— START DATASET SECTION —

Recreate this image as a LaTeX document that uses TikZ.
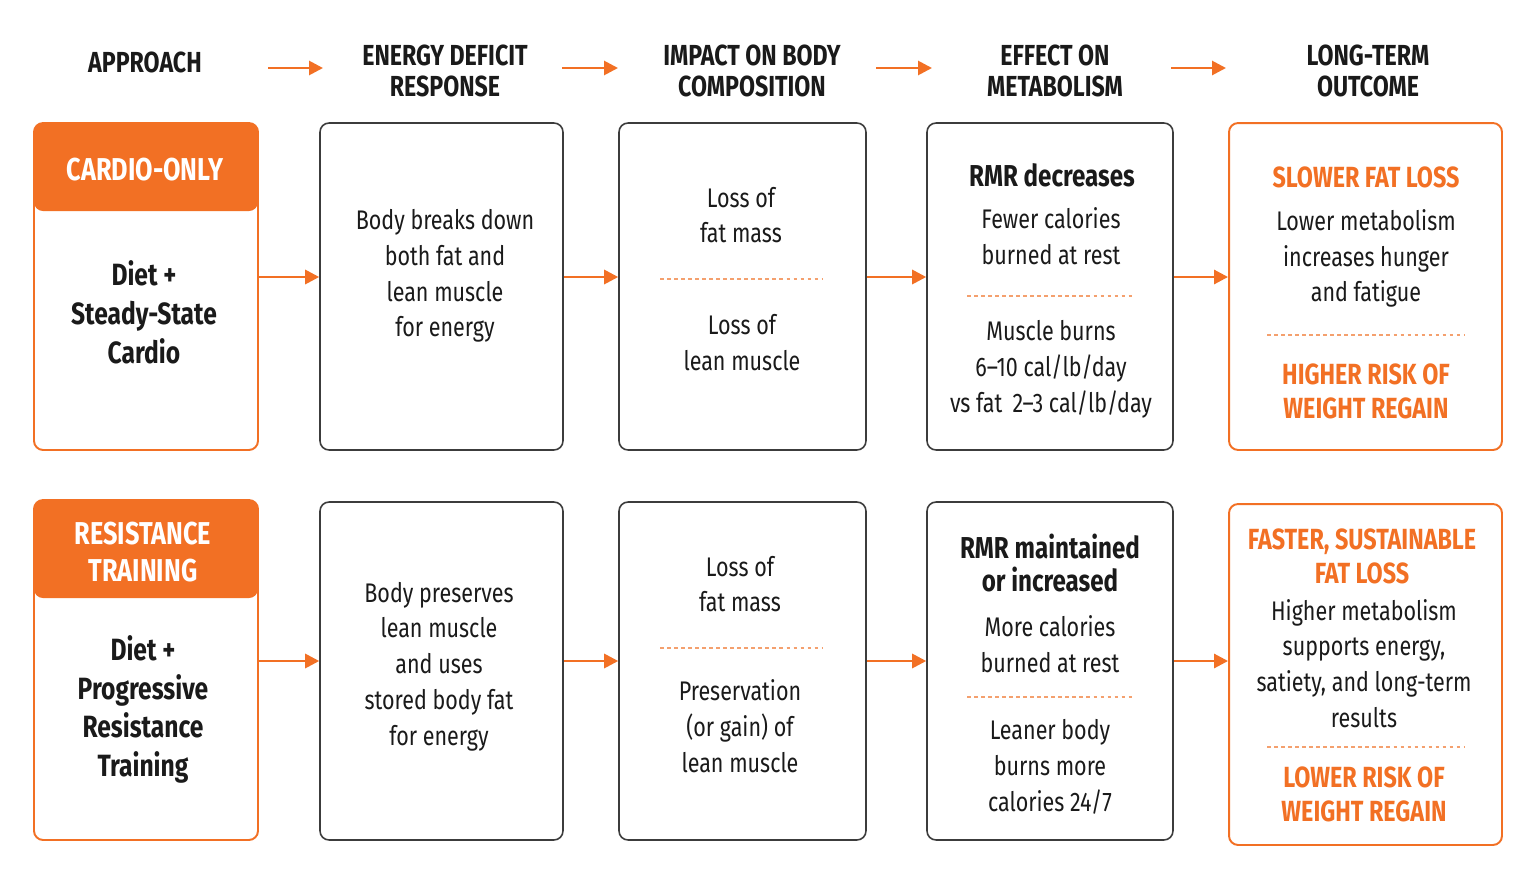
\documentclass[tikz,border=0pt]{standalone}
\usepackage{fontspec}
\setmainfont{Fira Sans}[FakeStretch=0.8]
\usetikzlibrary{arrows.meta}
\definecolor{accent}{RGB}{242,112,36}
\definecolor{ink}{RGB}{26,26,26}
\definecolor{frame}{RGB}{60,60,60}
\definecolor{dashcol}{RGB}{244,160,110}
\tikzset{
	box/.style={draw=frame, line width=0.9pt, rounded corners=0.18cm, fill=white, inner sep=0pt},
	hotbox/.style={box, draw=accent, line width=1.1pt},
	body/.style={align=center, text=ink, inner sep=0pt, font=\fontsize{15.3}{20.4}\selectfont},
	title/.style={align=center, text=ink, inner sep=0pt, font=\fontsize{17.5}{22.1}\selectfont\bfseries},
	colhead/.style={align=center, text=ink, inner sep=0pt, font=\fontsize{16.5}{18.1}\selectfont\bfseries},
	bandtext/.style={align=center, text=white, inner sep=0pt, font=\fontsize{18}{21.5}\selectfont\bfseries},
	keyline/.style={align=center, text=ink, inner sep=0pt, font=\fontsize{17.2}{19.3}\selectfont\bfseries},
	hotline/.style={align=center, text=accent, inner sep=0pt, font=\fontsize{16.6}{19.3}\selectfont\bfseries},
	flow/.style={draw=accent, line width=1.6pt, -{Triangle[length=0.28cm,width=0.28cm]}},
	sep/.style={draw=dashcol, line width=0.7pt, dash pattern=on 2pt off 2pt},
	band/.style={path picture={\fill[accent] (path picture bounding box.north west) rectangle ([yshift=-#1]path picture bounding box.north east);}}
}

\begin{document}
\begin{tikzpicture}[x=0.02cm, y=-0.02cm]
	%%%%% START %%%%%
	\path[fill=white, use as bounding box] (0,0) rectangle (1536,886);
	
	% column heads
	\node[colhead] (hA) at (145,62) {APPROACH};
	\node[colhead] (hB) at (445,71) {ENERGY DEFICIT\\RESPONSE};
	\node[colhead] (hC) at (752,71) {IMPACT ON BODY\\COMPOSITION};
	\node[colhead] (hD) at (1055,71) {EFFECT ON\\METABOLISM};
	\node[colhead] (hE) at (1368,71) {LONG-TERM\\OUTCOME};
	
	\coordinate (g1s) at (268,68); \coordinate (g1e) at (323,68);
	\coordinate (g2s) at (562,68); \coordinate (g2e) at (618,68);
	\coordinate (g3s) at (876,68); \coordinate (g3e) at (932,68);
	\coordinate (g4s) at (1171,68); \coordinate (g4e) at (1226,68);
	\draw[flow] (g1s) -- (g1e);
	\draw[flow] (g2s) -- (g2e);
	\draw[flow] (g3s) -- (g3e);
	\draw[flow] (g4s) -- (g4e);
	
	% cardio row
	\node[hotbox, band=1.76cm, minimum width=4.48cm, minimum height=6.54cm] (a1) at (146,286.5) {};
	\node[box, minimum width=4.86cm, minimum height=6.54cm] (b1) at (441.5,286.5) {};
	\node[box, minimum width=4.94cm, minimum height=6.54cm] (c1) at (742.5,286.5) {};
	\node[box, minimum width=4.92cm, minimum height=6.54cm] (d1) at (1050,286.5) {};
	\node[hotbox, minimum width=5.46cm, minimum height=6.54cm] (e1) at (1365.5,286.5) {};
	
	\node[bandtext] (a1h) at (145,170) {CARDIO-ONLY};
	\node[title] (a1t) at (144,312) {Diet +\\Steady-State\\Cardio};
	\node[body] (b1t) at (445,276) {Body breaks down\\both fat and\\lean muscle\\for energy};
	\node[body] (c1t) at (741,215) {Loss of\\fat mass};
	\draw[sep] (660,279) -- (823,279);
	\node[body] (c1b) at (742,342.5) {Loss of\\lean muscle};
	\node[keyline] (d1h) at (1052,175) {RMR decreases};
	\node[body] (d1t) at (1051,236) {Fewer calories\\burned at rest};
	\draw[sep] (967,296) -- (1135,296);
	\node[body] (d1b) at (1051,369) {Muscle burns\\6--10 cal/lb/day\\vs fat\, 2--3 cal/lb/day};
	\node[hotline] (e1h) at (1366,177) {SLOWER FAT LOSS};
	\node[body] (e1t) at (1366,258.5) {Lower metabolism\\increases hunger\\and fatigue};
	\draw[sep] (1267,335) -- (1465,335);
	\node[hotline] (e1b) at (1366,391) {HIGHER RISK OF\\WEIGHT REGAIN};
	
	\draw[flow] ([yshift=0.19cm]a1.east) -- ([yshift=0.19cm]b1.west);
	\draw[flow] ([yshift=0.19cm]b1.east) -- ([yshift=0.19cm]c1.west);
	\draw[flow] ([yshift=0.19cm]c1.east) -- ([yshift=0.19cm]d1.west);
	\draw[flow] ([yshift=0.19cm]d1.east) -- ([yshift=0.19cm]e1.west);
	
	% resistance row
	\node[hotbox, band=1.96cm, minimum width=4.48cm, minimum height=6.8cm] (a2) at (146,670) {};
	\node[box, minimum width=4.86cm, minimum height=6.76cm] (b2) at (441.5,671) {};
	\node[box, minimum width=4.94cm, minimum height=6.76cm] (c2) at (742.5,671) {};
	\node[box, minimum width=4.92cm, minimum height=6.76cm] (d2) at (1050,671) {};
	\node[hotbox, minimum width=5.46cm, minimum height=6.82cm] (e2) at (1365.5,674.5) {};
	
	\node[bandtext] (a2h) at (143,552) {RESISTANCE\\TRAINING};
	\node[title] (a2t) at (143,709.5) {Diet +\\Progressive\\Resistance\\Training};
	\node[body] (b2t) at (439,666.5) {Body preserves\\lean muscle\\and uses\\stored body fat\\for energy};
	\node[body] (c2t) at (740,584) {Loss of\\fat mass};
	\draw[sep] (660,648) -- (823,648);
	\node[body] (c2b) at (740,726.5) {Preservation\\(or gain) of\\lean muscle};
	\node[keyline] (d2h) at (1050,563) {RMR maintained\\or increased};
	\node[body] (d2t) at (1050,644) {More calories\\burned at rest};
	\draw[sep] (967,697) -- (1135,697);
	\node[body] (d2b) at (1050,767) {Leaner body\\burns more\\calories 24/7};
	\node[hotline] (e2h) at (1362,556) {FASTER, SUSTAINABLE\\FAT LOSS};
	\node[body] (e2t) at (1364,663.5) {Higher metabolism\\supports energy,\\satiety, and long-term\\results};
	\draw[sep] (1267,747) -- (1465,747);
	\node[hotline] (e2b) at (1364,794) {LOWER RISK OF\\WEIGHT REGAIN};
	
	\draw[flow] ([yshift=0.2cm]b2.west -| a2.east) -- ([yshift=0.2cm]b2.west);
	\draw[flow] ([yshift=0.2cm]b2.east) -- ([yshift=0.2cm]c2.west);
	\draw[flow] ([yshift=0.2cm]c2.east) -- ([yshift=0.2cm]d2.west);
	\draw[flow] ([yshift=0.2cm]d2.east) -- ([yshift=0.2cm]d2.east -| e2.west);
	%%%%% END %%%%%
\end{tikzpicture}
\end{document}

— END DATASET SECTION —

- [EXERCISE BRIEF] Take the data above and repeat it exactly, leaving each picture out.

- [WRITTEN RESPONSE]
Recreate this image as a LaTeX document that uses TikZ.
\documentclass[tikz,border=0pt]{standalone}
\usepackage{fontspec}
\setmainfont{Fira Sans}[FakeStretch=0.8]
\usetikzlibrary{arrows.meta}
\definecolor{accent}{RGB}{242,112,36}
\definecolor{ink}{RGB}{26,26,26}
\definecolor{frame}{RGB}{60,60,60}
\definecolor{dashcol}{RGB}{244,160,110}
\tikzset{
	box/.style={draw=frame, line width=0.9pt, rounded corners=0.18cm, fill=white, inner sep=0pt},
	hotbox/.style={box, draw=accent, line width=1.1pt},
	body/.style={align=center, text=ink, inner sep=0pt, font=\fontsize{15.3}{20.4}\selectfont},
	title/.style={align=center, text=ink, inner sep=0pt, font=\fontsize{17.5}{22.1}\selectfont\bfseries},
	colhead/.style={align=center, text=ink, inner sep=0pt, font=\fontsize{16.5}{18.1}\selectfont\bfseries},
	bandtext/.style={align=center, text=white, inner sep=0pt, font=\fontsize{18}{21.5}\selectfont\bfseries},
	keyline/.style={align=center, text=ink, inner sep=0pt, font=\fontsize{17.2}{19.3}\selectfont\bfseries},
	hotline/.style={align=center, text=accent, inner sep=0pt, font=\fontsize{16.6}{19.3}\selectfont\bfseries},
	flow/.style={draw=accent, line width=1.6pt, -{Triangle[length=0.28cm,width=0.28cm]}},
	sep/.style={draw=dashcol, line width=0.7pt, dash pattern=on 2pt off 2pt},
	band/.style={path picture={\fill[accent] (path picture bounding box.north west) rectangle ([yshift=-#1]path picture bounding box.north east);}}
}

\begin{document}
\begin{tikzpicture}[x=0.02cm, y=-0.02cm]
	%%%%% START %%%%%
	\path[fill=white, use as bounding box] (0,0) rectangle (1536,886);
	
	% column heads
	\node[colhead] (hA) at (145,62) {APPROACH};
	\node[colhead] (hB) at (445,71) {ENERGY DEFICIT\\RESPONSE};
	\node[colhead] (hC) at (752,71) {IMPACT ON BODY\\COMPOSITION};
	\node[colhead] (hD) at (1055,71) {EFFECT ON\\METABOLISM};
	\node[colhead] (hE) at (1368,71) {LONG-TERM\\OUTCOME};
	
	\coordinate (g1s) at (268,68); \coordinate (g1e) at (323,68);
	\coordinate (g2s) at (562,68); \coordinate (g2e) at (618,68);
	\coordinate (g3s) at (876,68); \coordinate (g3e) at (932,68);
	\coordinate (g4s) at (1171,68); \coordinate (g4e) at (1226,68);
	\draw[flow] (g1s) -- (g1e);
	\draw[flow] (g2s) -- (g2e);
	\draw[flow] (g3s) -- (g3e);
	\draw[flow] (g4s) -- (g4e);
	
	% cardio row
	\node[hotbox, band=1.76cm, minimum width=4.48cm, minimum height=6.54cm] (a1) at (146,286.5) {};
	\node[box, minimum width=4.86cm, minimum height=6.54cm] (b1) at (441.5,286.5) {};
	\node[box, minimum width=4.94cm, minimum height=6.54cm] (c1) at (742.5,286.5) {};
	\node[box, minimum width=4.92cm, minimum height=6.54cm] (d1) at (1050,286.5) {};
	\node[hotbox, minimum width=5.46cm, minimum height=6.54cm] (e1) at (1365.5,286.5) {};
	
	\node[bandtext] (a1h) at (145,170) {CARDIO-ONLY};
	\node[title] (a1t) at (144,312) {Diet +\\Steady-State\\Cardio};
	\node[body] (b1t) at (445,276) {Body breaks down\\both fat and\\lean muscle\\for energy};
	\node[body] (c1t) at (741,215) {Loss of\\fat mass};
	\draw[sep] (660,279) -- (823,279);
	\node[body] (c1b) at (742,342.5) {Loss of\\lean muscle};
	\node[keyline] (d1h) at (1052,175) {RMR decreases};
	\node[body] (d1t) at (1051,236) {Fewer calories\\burned at rest};
	\draw[sep] (967,296) -- (1135,296);
	\node[body] (d1b) at (1051,369) {Muscle burns\\6--10 cal/lb/day\\vs fat\, 2--3 cal/lb/day};
	\node[hotline] (e1h) at (1366,177) {SLOWER FAT LOSS};
	\node[body] (e1t) at (1366,258.5) {Lower metabolism\\increases hunger\\and fatigue};
	\draw[sep] (1267,335) -- (1465,335);
	\node[hotline] (e1b) at (1366,391) {HIGHER RISK OF\\WEIGHT REGAIN};
	
	\draw[flow] ([yshift=0.19cm]a1.east) -- ([yshift=0.19cm]b1.west);
	\draw[flow] ([yshift=0.19cm]b1.east) -- ([yshift=0.19cm]c1.west);
	\draw[flow] ([yshift=0.19cm]c1.east) -- ([yshift=0.19cm]d1.west);
	\draw[flow] ([yshift=0.19cm]d1.east) -- ([yshift=0.19cm]e1.west);
	
	% resistance row
	\node[hotbox, band=1.96cm, minimum width=4.48cm, minimum height=6.8cm] (a2) at (146,670) {};
	\node[box, minimum width=4.86cm, minimum height=6.76cm] (b2) at (441.5,671) {};
	\node[box, minimum width=4.94cm, minimum height=6.76cm] (c2) at (742.5,671) {};
	\node[box, minimum width=4.92cm, minimum height=6.76cm] (d2) at (1050,671) {};
	\node[hotbox, minimum width=5.46cm, minimum height=6.82cm] (e2) at (1365.5,674.5) {};
	
	\node[bandtext] (a2h) at (143,552) {RESISTANCE\\TRAINING};
	\node[title] (a2t) at (143,709.5) {Diet +\\Progressive\\Resistance\\Training};
	\node[body] (b2t) at (439,666.5) {Body preserves\\lean muscle\\and uses\\stored body fat\\for energy};
	\node[body] (c2t) at (740,584) {Loss of\\fat mass};
	\draw[sep] (660,648) -- (823,648);
	\node[body] (c2b) at (740,726.5) {Preservation\\(or gain) of\\lean muscle};
	\node[keyline] (d2h) at (1050,563) {RMR maintained\\or increased};
	\node[body] (d2t) at (1050,644) {More calories\\burned at rest};
	\draw[sep] (967,697) -- (1135,697);
	\node[body] (d2b) at (1050,767) {Leaner body\\burns more\\calories 24/7};
	\node[hotline] (e2h) at (1362,556) {FASTER, SUSTAINABLE\\FAT LOSS};
	\node[body] (e2t) at (1364,663.5) {Higher metabolism\\supports energy,\\satiety, and long-term\\results};
	\draw[sep] (1267,747) -- (1465,747);
	\node[hotline] (e2b) at (1364,794) {LOWER RISK OF\\WEIGHT REGAIN};
	
	\draw[flow] ([yshift=0.2cm]b2.west -| a2.east) -- ([yshift=0.2cm]b2.west);
	\draw[flow] ([yshift=0.2cm]b2.east) -- ([yshift=0.2cm]c2.west);
	\draw[flow] ([yshift=0.2cm]c2.east) -- ([yshift=0.2cm]d2.west);
	\draw[flow] ([yshift=0.2cm]d2.east) -- ([yshift=0.2cm]d2.east -| e2.west);
	%%%%% END %%%%%
\end{tikzpicture}
\end{document}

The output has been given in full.